▼

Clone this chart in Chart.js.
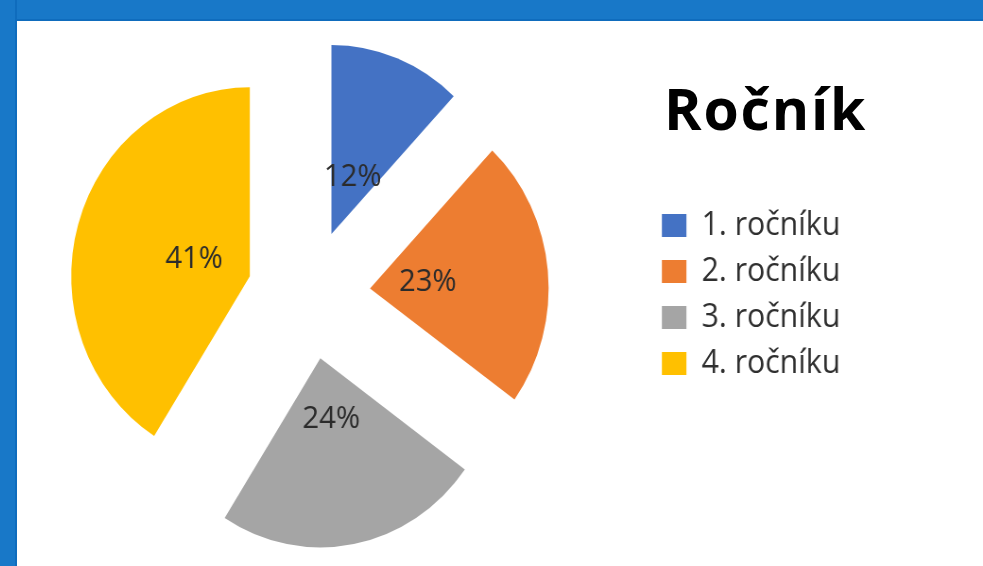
<!DOCTYPE html>
<html>
<head>
<meta charset="utf-8">
<script src="https://cdn.jsdelivr.net/npm/chart.js@4"></script>
<style>
  html, body { margin: 0; padding: 0; }
  body { width: 983px; height: 566px; overflow: hidden; position: relative; background: #fff; }
  .frameTop { position: absolute; left: 0; top: 0; width: 983px; height: 21px; background: #1878c8; border-bottom: 2px solid #0f6cbd; box-sizing: border-box; }
  .frameLeft { position: absolute; left: 0; top: 0; width: 17px; height: 566px; background: #1878c8; border-right: 2px solid #0f6cbd; box-sizing: border-box; }
  /* the source picture is squeezed a little in width */
  #mainChart { position: absolute; left: -31px; top: 23px; transform: scaleX(0.945); transform-origin: 0 0; }
  .title { position: absolute; left: 664px; top: 80px; font: bold 57px/1 "Open Sans", sans-serif; letter-spacing: 1.8px; color: #000; white-space: nowrap; }
</style>
</head>
<body>
<div class="frameTop"></div>
<div class="frameLeft"></div>
<div class="title">Ročník</div>
<canvas id="mainChart" width="932" height="543"></canvas>
<script>
// data
const categories = ["1. ročníku", "2. ročníku", "3. ročníku", "4. ročníku"];
const percents = [12, 23, 24, 41];
const colors = ["#4472C4", "#ED7D31", "#A5A5A5", "#FFC000"];

const pieRadius = 189;
const explode = 260; // chart.js moves the slice by offset/4
const labelDist = 0.325;

// keep exploded slices at the same radius and angle (chart.js grows and trims them a bit)
const keepRadius = {
    id: 'keepRadius',
    afterDatasetUpdate(chart, args) {
        args.meta.data.forEach(function(arc) {
            const off = (arc.options.offset || 0) / 4;
            const fix = 1 - Math.sin(Math.min(Math.PI, arc.circumference));
            const rOff = off * fix;
            arc.outerRadius = pieRadius - rOff;
            const trim = rOff / (2 * Math.PI * pieRadius);
            arc.startAngle -= trim;
            arc.endAngle += trim;
        });
    }
};

// percent labels inside the slices
const pctLabels = {
    id: 'pctLabels',
    afterDatasetsDraw(chart) {
        const ctx = chart.ctx;
        const meta = chart.getDatasetMeta(0);
        ctx.save();
        ctx.font = '31px "Open Sans", sans-serif';
        ctx.fillStyle = '#2b2b2b';
        ctx.textAlign = 'center';
        ctx.textBaseline = 'middle';
        meta.data.forEach(function(arc, i) {
            const mid = (arc.startAngle + arc.endAngle) / 2;
            const d = (arc.options.offset || 0) / 4 + labelDist * pieRadius;
            ctx.fillText(percents[i] + '%', arc.x + Math.cos(mid) * d, arc.y + Math.sin(mid) * d);
        });
        ctx.restore();
    }
};

new Chart(document.getElementById("mainChart"), {
    type: 'pie',
    data: {
        labels: categories,
        datasets: [{
            data: percents,
            backgroundColor: colors,
            borderWidth: 0,
            offset: explode
        }]
    },
    options: {
        responsive: false,
        animation: false,
        radius: pieRadius,
        layout: { padding: 0 },
        plugins: {
            tooltip: { enabled: false },
            legend: {
                position: 'right',
                align: 'center',
                labels: {
                    boxWidth: 26,
                    boxHeight: 23,
                    padding: 14,
                    color: '#2f2f2f',
                    font: { family: 'Open Sans', size: 32 }
                }
            }
        }
    },
    plugins: [keepRadius, pctLabels]
});
</script>
</body>
</html>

▲

Write out exactly the opening lines of the data, stopping after the line that holds "const labelDist = 0.325;". Exclude pictures.

COMPLETE OUTPUT ::
Clone this chart in Chart.js.
<!DOCTYPE html>
<html>
<head>
<meta charset="utf-8">
<script src="https://cdn.jsdelivr.net/npm/chart.js@4"></script>
<style>
  html, body { margin: 0; padding: 0; }
  body { width: 983px; height: 566px; overflow: hidden; position: relative; background: #fff; }
  .frameTop { position: absolute; left: 0; top: 0; width: 983px; height: 21px; background: #1878c8; border-bottom: 2px solid #0f6cbd; box-sizing: border-box; }
  .frameLeft { position: absolute; left: 0; top: 0; width: 17px; height: 566px; background: #1878c8; border-right: 2px solid #0f6cbd; box-sizing: border-box; }
  /* the source picture is squeezed a little in width */
  #mainChart { position: absolute; left: -31px; top: 23px; transform: scaleX(0.945); transform-origin: 0 0; }
  .title { position: absolute; left: 664px; top: 80px; font: bold 57px/1 "Open Sans", sans-serif; letter-spacing: 1.8px; color: #000; white-space: nowrap; }
</style>
</head>
<body>
<div class="frameTop"></div>
<div class="frameLeft"></div>
<div class="title">Ročník</div>
<canvas id="mainChart" width="932" height="543"></canvas>
<script>
// data
const categories = ["1. ročníku", "2. ročníku", "3. ročníku", "4. ročníku"];
const percents = [12, 23, 24, 41];
const colors = ["#4472C4", "#ED7D31", "#A5A5A5", "#FFC000"];

const pieRadius = 189;
const explode = 260; // chart.js moves the slice by offset/4
const labelDist = 0.325;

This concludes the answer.